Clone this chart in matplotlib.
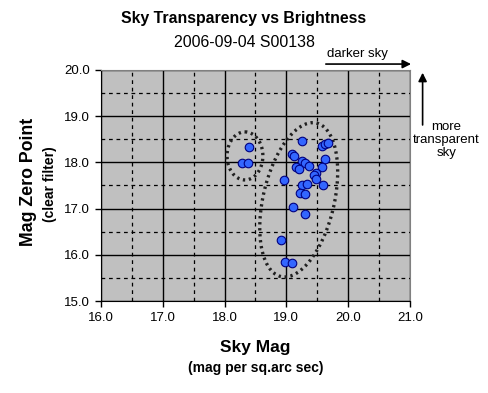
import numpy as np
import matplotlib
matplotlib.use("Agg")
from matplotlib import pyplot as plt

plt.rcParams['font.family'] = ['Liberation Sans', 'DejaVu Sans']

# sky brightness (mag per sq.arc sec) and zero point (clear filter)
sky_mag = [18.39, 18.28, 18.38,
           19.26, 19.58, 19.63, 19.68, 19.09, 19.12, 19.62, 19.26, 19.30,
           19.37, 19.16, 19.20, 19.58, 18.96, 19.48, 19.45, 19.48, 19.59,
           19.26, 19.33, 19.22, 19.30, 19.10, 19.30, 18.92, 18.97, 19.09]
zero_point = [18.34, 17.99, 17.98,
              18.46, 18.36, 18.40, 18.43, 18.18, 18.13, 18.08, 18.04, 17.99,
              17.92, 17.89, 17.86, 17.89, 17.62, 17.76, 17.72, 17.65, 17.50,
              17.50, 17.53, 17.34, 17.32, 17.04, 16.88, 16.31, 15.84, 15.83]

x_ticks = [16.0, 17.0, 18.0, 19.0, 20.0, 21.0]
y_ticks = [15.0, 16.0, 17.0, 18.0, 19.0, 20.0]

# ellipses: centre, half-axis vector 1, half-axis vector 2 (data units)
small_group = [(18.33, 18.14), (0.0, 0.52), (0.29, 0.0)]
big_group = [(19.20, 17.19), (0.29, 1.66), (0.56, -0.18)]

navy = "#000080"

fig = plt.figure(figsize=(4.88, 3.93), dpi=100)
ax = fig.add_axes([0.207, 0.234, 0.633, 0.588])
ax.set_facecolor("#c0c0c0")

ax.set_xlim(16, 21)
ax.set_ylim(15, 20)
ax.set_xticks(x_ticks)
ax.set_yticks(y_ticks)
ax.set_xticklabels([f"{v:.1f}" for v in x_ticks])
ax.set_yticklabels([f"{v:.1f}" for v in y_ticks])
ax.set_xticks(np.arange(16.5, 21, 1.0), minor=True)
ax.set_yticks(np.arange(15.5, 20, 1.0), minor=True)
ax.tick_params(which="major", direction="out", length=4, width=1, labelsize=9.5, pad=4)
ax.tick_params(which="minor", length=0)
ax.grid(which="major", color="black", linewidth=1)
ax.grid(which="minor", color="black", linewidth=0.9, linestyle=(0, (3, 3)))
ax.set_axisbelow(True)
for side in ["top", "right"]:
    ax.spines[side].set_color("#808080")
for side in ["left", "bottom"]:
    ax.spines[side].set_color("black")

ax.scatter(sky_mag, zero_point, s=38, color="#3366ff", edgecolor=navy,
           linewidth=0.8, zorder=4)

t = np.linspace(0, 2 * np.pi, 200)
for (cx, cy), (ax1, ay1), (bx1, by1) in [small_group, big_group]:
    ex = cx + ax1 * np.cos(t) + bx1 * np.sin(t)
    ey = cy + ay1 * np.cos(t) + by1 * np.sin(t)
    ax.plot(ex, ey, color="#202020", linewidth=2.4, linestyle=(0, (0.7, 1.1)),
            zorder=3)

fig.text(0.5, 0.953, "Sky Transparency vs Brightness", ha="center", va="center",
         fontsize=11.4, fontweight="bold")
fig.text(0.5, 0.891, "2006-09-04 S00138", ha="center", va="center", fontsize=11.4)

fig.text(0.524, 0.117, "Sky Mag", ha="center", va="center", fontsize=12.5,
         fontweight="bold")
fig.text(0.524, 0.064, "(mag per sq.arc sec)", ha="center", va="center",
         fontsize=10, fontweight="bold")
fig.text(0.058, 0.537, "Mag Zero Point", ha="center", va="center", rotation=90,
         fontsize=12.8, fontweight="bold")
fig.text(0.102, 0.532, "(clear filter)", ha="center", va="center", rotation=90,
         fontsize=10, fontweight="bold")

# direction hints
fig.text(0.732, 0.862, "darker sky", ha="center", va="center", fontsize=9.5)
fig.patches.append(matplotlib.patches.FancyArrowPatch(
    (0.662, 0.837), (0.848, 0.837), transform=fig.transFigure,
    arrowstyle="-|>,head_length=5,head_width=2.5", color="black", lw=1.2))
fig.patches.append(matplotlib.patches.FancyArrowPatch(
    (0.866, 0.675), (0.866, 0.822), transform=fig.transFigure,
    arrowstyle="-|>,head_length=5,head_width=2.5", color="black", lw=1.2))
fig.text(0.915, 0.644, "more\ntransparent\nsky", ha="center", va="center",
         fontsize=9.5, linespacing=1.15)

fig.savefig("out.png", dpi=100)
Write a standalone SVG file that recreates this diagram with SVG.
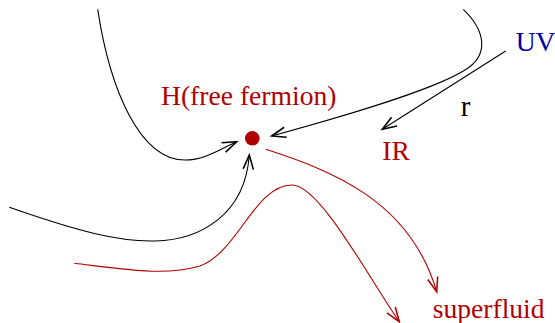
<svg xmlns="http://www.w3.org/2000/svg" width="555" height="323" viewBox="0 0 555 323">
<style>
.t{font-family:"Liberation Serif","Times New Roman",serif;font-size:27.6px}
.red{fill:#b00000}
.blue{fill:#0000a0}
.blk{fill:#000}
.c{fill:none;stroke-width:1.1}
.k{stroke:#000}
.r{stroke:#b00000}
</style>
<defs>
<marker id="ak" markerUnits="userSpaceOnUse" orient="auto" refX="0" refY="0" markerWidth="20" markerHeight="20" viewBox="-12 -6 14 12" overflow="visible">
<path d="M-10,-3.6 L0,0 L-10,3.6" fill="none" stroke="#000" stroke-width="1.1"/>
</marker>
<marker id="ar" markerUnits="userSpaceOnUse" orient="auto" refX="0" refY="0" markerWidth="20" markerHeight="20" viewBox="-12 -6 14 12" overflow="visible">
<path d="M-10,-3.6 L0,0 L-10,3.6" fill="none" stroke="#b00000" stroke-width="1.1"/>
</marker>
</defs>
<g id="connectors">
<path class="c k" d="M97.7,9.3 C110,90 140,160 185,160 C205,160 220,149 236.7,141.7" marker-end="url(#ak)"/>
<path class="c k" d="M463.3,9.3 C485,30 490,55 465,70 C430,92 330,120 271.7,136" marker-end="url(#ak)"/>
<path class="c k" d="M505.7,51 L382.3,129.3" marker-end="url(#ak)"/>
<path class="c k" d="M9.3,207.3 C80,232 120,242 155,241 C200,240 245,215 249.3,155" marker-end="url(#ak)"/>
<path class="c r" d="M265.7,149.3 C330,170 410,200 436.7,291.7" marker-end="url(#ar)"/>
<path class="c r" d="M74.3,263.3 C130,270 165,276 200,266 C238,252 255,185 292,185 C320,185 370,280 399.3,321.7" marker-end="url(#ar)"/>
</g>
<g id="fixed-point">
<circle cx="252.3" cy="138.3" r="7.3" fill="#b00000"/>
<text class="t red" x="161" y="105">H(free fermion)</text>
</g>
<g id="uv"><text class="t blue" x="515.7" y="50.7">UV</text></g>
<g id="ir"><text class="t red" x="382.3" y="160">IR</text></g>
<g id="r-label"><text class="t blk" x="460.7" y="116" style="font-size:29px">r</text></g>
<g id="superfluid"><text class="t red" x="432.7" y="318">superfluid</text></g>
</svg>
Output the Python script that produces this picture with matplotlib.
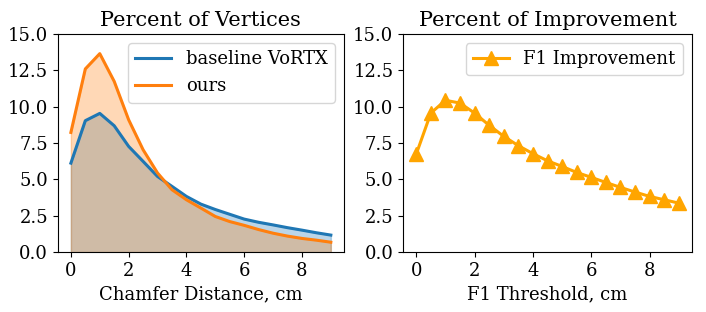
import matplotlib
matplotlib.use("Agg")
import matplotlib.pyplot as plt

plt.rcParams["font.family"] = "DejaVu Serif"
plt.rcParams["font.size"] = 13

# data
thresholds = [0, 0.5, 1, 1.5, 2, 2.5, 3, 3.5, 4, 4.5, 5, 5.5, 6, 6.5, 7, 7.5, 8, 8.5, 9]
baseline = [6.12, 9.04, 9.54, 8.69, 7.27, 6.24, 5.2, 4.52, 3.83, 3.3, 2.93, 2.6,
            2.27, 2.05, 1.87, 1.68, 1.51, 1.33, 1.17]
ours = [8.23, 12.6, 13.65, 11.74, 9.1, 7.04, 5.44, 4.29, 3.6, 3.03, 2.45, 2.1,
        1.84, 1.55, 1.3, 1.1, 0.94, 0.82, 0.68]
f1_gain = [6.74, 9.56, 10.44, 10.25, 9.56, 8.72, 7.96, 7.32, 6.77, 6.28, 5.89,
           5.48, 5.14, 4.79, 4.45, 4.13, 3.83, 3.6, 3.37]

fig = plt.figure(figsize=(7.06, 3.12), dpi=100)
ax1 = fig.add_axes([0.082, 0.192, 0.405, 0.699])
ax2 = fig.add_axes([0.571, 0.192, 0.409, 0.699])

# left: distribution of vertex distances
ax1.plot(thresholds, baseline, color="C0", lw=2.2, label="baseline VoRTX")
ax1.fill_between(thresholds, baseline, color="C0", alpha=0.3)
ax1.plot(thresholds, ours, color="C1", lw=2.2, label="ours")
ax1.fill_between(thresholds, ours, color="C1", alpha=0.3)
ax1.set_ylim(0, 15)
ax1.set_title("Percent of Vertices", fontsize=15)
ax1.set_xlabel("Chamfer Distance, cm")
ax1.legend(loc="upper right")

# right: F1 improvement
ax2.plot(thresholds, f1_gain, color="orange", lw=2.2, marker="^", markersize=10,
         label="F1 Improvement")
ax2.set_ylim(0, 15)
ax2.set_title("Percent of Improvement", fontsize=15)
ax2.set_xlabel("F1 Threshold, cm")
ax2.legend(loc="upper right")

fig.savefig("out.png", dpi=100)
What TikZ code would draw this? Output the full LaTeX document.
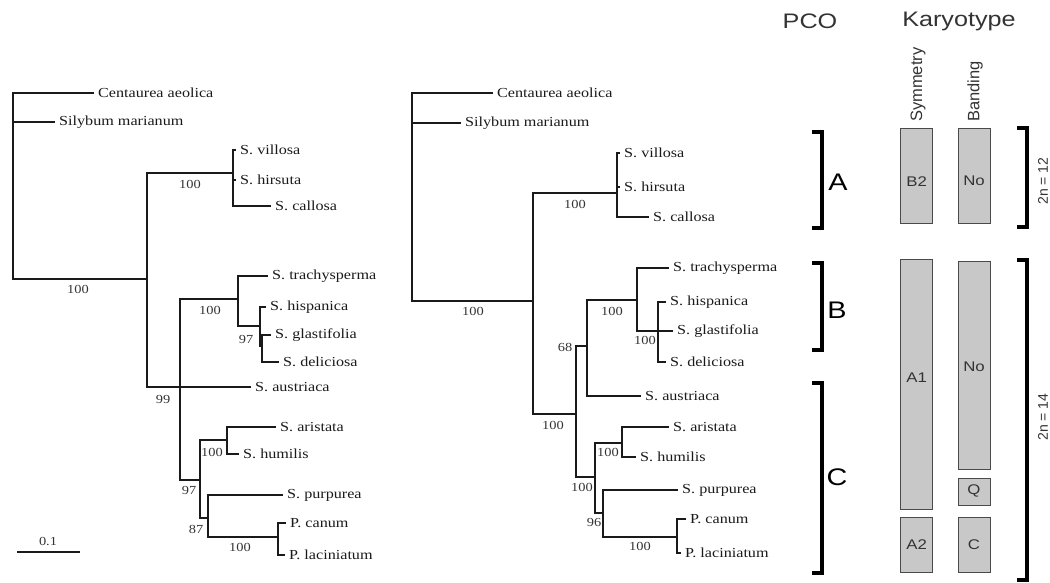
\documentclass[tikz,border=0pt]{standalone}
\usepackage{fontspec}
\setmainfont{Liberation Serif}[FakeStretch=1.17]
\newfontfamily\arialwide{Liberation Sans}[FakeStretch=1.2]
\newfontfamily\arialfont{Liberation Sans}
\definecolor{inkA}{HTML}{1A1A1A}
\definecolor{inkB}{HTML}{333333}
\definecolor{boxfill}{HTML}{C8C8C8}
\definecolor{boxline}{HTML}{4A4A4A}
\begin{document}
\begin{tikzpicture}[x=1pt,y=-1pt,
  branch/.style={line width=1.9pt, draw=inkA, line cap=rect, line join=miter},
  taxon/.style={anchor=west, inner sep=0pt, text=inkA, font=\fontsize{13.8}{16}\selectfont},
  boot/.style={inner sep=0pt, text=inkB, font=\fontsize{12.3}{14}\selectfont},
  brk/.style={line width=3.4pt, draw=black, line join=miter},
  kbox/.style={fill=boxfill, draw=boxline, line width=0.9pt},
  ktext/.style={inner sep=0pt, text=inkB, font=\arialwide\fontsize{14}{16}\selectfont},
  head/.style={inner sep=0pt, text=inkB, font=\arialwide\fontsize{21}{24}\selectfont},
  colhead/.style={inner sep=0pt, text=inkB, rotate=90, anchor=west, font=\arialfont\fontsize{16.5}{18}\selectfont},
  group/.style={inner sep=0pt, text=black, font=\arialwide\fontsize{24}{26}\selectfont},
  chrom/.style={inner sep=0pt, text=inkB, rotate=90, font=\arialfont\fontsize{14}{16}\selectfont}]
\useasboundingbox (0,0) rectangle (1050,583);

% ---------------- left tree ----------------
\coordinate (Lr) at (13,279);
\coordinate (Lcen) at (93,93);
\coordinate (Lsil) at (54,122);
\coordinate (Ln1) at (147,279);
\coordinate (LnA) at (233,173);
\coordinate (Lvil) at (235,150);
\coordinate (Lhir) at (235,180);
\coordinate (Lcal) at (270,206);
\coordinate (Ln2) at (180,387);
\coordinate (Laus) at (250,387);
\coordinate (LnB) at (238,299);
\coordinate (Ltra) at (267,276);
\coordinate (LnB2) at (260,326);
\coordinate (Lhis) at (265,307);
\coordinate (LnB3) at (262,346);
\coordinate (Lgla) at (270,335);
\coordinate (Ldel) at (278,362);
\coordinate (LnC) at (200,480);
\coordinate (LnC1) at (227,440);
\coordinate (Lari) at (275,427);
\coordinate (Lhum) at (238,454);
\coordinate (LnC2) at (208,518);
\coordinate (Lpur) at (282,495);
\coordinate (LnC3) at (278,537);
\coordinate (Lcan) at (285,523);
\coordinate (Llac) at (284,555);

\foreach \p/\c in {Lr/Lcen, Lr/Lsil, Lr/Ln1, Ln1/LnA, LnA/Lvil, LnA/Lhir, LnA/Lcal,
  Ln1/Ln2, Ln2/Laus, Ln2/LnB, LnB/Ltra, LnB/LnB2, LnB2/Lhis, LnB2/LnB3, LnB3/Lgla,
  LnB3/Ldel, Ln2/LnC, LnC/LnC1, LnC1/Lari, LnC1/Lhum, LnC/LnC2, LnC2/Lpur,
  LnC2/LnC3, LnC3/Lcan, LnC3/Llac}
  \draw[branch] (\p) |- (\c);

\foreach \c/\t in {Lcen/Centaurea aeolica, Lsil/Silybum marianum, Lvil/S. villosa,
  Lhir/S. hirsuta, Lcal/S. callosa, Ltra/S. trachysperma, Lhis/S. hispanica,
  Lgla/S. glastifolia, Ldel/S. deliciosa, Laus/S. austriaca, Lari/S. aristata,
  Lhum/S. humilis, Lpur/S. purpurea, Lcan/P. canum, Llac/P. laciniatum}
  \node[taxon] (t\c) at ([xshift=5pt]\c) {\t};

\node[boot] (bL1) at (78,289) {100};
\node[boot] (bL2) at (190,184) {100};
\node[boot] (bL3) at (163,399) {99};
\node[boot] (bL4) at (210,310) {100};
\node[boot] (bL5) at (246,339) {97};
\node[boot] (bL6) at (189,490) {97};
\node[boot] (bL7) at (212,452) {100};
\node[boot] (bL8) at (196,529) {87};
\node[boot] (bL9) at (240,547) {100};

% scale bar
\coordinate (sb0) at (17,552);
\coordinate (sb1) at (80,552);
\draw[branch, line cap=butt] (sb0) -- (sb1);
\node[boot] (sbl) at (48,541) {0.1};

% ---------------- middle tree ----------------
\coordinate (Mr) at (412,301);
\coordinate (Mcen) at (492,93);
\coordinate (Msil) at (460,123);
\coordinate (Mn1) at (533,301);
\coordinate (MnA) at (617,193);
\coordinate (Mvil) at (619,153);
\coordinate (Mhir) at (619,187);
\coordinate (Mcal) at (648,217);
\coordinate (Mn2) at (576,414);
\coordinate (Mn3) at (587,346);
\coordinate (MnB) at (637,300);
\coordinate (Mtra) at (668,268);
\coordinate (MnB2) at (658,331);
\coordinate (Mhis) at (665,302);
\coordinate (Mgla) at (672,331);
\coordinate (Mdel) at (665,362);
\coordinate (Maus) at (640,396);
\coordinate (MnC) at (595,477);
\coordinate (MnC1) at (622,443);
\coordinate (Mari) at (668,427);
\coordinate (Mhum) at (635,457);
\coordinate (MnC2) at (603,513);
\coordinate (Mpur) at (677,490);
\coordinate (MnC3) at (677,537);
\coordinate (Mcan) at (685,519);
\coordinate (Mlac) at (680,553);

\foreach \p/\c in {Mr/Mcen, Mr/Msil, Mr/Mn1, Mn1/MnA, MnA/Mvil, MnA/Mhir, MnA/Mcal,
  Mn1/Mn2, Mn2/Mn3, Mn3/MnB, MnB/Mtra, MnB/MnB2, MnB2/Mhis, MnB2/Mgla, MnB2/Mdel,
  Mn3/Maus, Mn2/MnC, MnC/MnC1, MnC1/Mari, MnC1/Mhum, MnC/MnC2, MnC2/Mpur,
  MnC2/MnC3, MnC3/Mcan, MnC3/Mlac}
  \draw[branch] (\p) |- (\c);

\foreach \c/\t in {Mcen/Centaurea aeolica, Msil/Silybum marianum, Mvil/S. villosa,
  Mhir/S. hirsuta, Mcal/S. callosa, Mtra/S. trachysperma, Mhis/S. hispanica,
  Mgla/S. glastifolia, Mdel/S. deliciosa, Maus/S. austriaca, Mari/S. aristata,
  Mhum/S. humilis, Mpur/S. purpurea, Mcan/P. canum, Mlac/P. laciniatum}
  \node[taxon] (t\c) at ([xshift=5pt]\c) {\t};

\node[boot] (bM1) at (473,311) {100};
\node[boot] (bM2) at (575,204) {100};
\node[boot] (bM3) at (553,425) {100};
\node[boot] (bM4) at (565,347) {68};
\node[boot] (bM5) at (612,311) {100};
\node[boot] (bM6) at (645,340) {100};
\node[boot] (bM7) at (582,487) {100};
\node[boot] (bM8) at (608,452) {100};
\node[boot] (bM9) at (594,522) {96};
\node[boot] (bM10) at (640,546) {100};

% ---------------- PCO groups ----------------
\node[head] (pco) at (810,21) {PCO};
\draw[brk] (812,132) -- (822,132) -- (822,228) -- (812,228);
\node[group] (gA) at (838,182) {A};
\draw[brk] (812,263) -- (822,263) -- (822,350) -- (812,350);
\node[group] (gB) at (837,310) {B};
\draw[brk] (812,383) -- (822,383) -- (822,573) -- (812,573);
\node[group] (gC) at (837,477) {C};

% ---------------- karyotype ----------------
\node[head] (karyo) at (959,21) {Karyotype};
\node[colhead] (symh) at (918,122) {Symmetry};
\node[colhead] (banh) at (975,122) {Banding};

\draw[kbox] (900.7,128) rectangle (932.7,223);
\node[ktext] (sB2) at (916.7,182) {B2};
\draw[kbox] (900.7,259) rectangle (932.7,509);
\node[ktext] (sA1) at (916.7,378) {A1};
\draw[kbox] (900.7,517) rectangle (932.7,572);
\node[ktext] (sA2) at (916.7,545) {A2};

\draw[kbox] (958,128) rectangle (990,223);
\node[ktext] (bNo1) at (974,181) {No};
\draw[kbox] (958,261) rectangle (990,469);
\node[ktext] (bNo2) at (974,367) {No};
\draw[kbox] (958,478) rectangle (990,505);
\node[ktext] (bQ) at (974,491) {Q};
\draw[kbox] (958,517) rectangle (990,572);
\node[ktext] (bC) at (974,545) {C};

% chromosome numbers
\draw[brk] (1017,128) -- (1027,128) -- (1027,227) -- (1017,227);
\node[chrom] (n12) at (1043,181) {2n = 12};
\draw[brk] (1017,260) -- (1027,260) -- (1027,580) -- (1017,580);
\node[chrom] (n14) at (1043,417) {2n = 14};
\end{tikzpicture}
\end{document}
***
• [TASK DESCRIPTION]: Exactly as they appear, write out the lines from the one containing "What TikZ code" down to the one containing "(0,0) rectangle (1050,583);", both included. Pictures are left out.

• [SOLUTION FOR THIS EXERCISE]:
What TikZ code would draw this? Output the full LaTeX document.
\documentclass[tikz,border=0pt]{standalone}
\usepackage{fontspec}
\setmainfont{Liberation Serif}[FakeStretch=1.17]
\newfontfamily\arialwide{Liberation Sans}[FakeStretch=1.2]
\newfontfamily\arialfont{Liberation Sans}
\definecolor{inkA}{HTML}{1A1A1A}
\definecolor{inkB}{HTML}{333333}
\definecolor{boxfill}{HTML}{C8C8C8}
\definecolor{boxline}{HTML}{4A4A4A}
\begin{document}
\begin{tikzpicture}[x=1pt,y=-1pt,
  branch/.style={line width=1.9pt, draw=inkA, line cap=rect, line join=miter},
  taxon/.style={anchor=west, inner sep=0pt, text=inkA, font=\fontsize{13.8}{16}\selectfont},
  boot/.style={inner sep=0pt, text=inkB, font=\fontsize{12.3}{14}\selectfont},
  brk/.style={line width=3.4pt, draw=black, line join=miter},
  kbox/.style={fill=boxfill, draw=boxline, line width=0.9pt},
  ktext/.style={inner sep=0pt, text=inkB, font=\arialwide\fontsize{14}{16}\selectfont},
  head/.style={inner sep=0pt, text=inkB, font=\arialwide\fontsize{21}{24}\selectfont},
  colhead/.style={inner sep=0pt, text=inkB, rotate=90, anchor=west, font=\arialfont\fontsize{16.5}{18}\selectfont},
  group/.style={inner sep=0pt, text=black, font=\arialwide\fontsize{24}{26}\selectfont},
  chrom/.style={inner sep=0pt, text=inkB, rotate=90, font=\arialfont\fontsize{14}{16}\selectfont}]
\useasboundingbox (0,0) rectangle (1050,583);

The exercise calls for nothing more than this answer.